Her own school, nehunga High School, has cut its teaching staff by six even though it usually has fewer than 40 long-term overseas students, because it normally hosts short-term study tours.
But it is also one of many schools that have gained from returning Kiwis, picking up music teacher James McCaffrey, who has come home from Japan with his partner, English teacher Anna Williams, who has a job at Glenfield College where she has taught before.
The couple went to Japan in December 2019 to teach English, and would have stayed overseas longer if it wasn’t for Covid.
“We had briefly discussed somewhere in Scandinavia as a possibility,” said Williams, 31.
Williams’ sister is married to a Japanese and has a family there, and the couple were looking forward to experiencing a different culture.
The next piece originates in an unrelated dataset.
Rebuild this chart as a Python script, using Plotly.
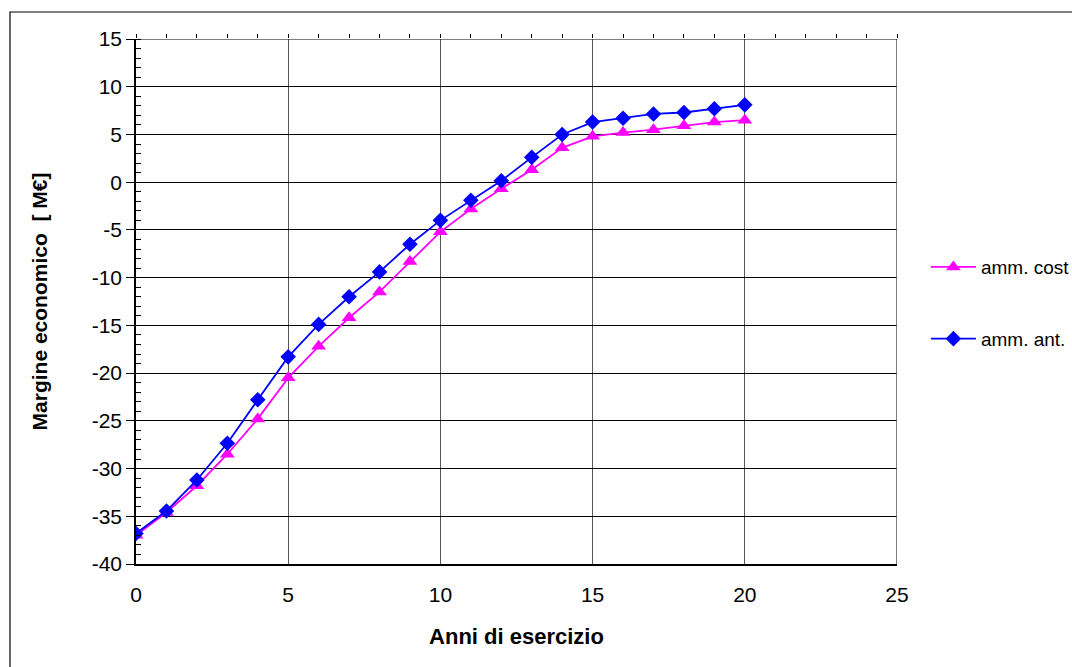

But when all schools closed last February, they found themselves confined to their apartment in Tokushima on the island of Shikoku.
There was a huge relief when we got on that plane to Auckland.
Anna Williams
“It was very difficult to participate fully in the culture of Japan because everything had been cancelled,” said McCaffrey, 38.
Neither of them could speak Japanese, and when the borders closed they felt isolated.
“When you go away there is that idea at the back of your mind that if something goes wrong you can just come home. Having that taken away was really quite difficult, quite isolating,” he said.
“We were isolated because it was very, very difficult to meet people, and it was very, very difficult to come home, so we were kind of stuck in this limbo.”
They watched the NZ election results from Japan worried that a new government might shut even New Zealanders out. They came home in December.
Williams said: “There was a huge relief when we got on that plane to Auckland, just knowing we were not going to be stuck somewhere because there was constantly this underlying fear.”
Shea said a survey at the end of the year found that 60 per cent of secondary schools were fully staffed for this year. The other 40 per cent had vacancies mainly in the always-hard-to-staff subjects of te reo Māori, technology, maths, chemistry and physics.
The Education Gazette listed 271 teaching vacancies in schools on February 1, down from 370 on January 23 last year.
Only 60 of Auckland’s 550 primary and secondary schools listed vacancies, or one in nine — down from 82, or one in seven, last year.
The Ministry of Education said the biggest gains were in secondary schools, where new vacancies listed in January plunged from 245 last year to 141 this year, including a drop from 83 to 45 in Auckland.
New primary vacancies listed in January dropped from 104 last year to 92, but rose slightly from 27 to 28 in Auckland because of continued population growth.
Auckland Primary Principals’ Association president Stephen Lethbridge said 50 out of 132 schools surveyed last week said they were more confident about staffing this year, 67 said the situation was unchanged and 14 said they were less confident this year.
“It’s more buoyant,” he said. “But there are pockets where we don’t have enough teachers because people are not wanting to move or travel long distances on motorways.”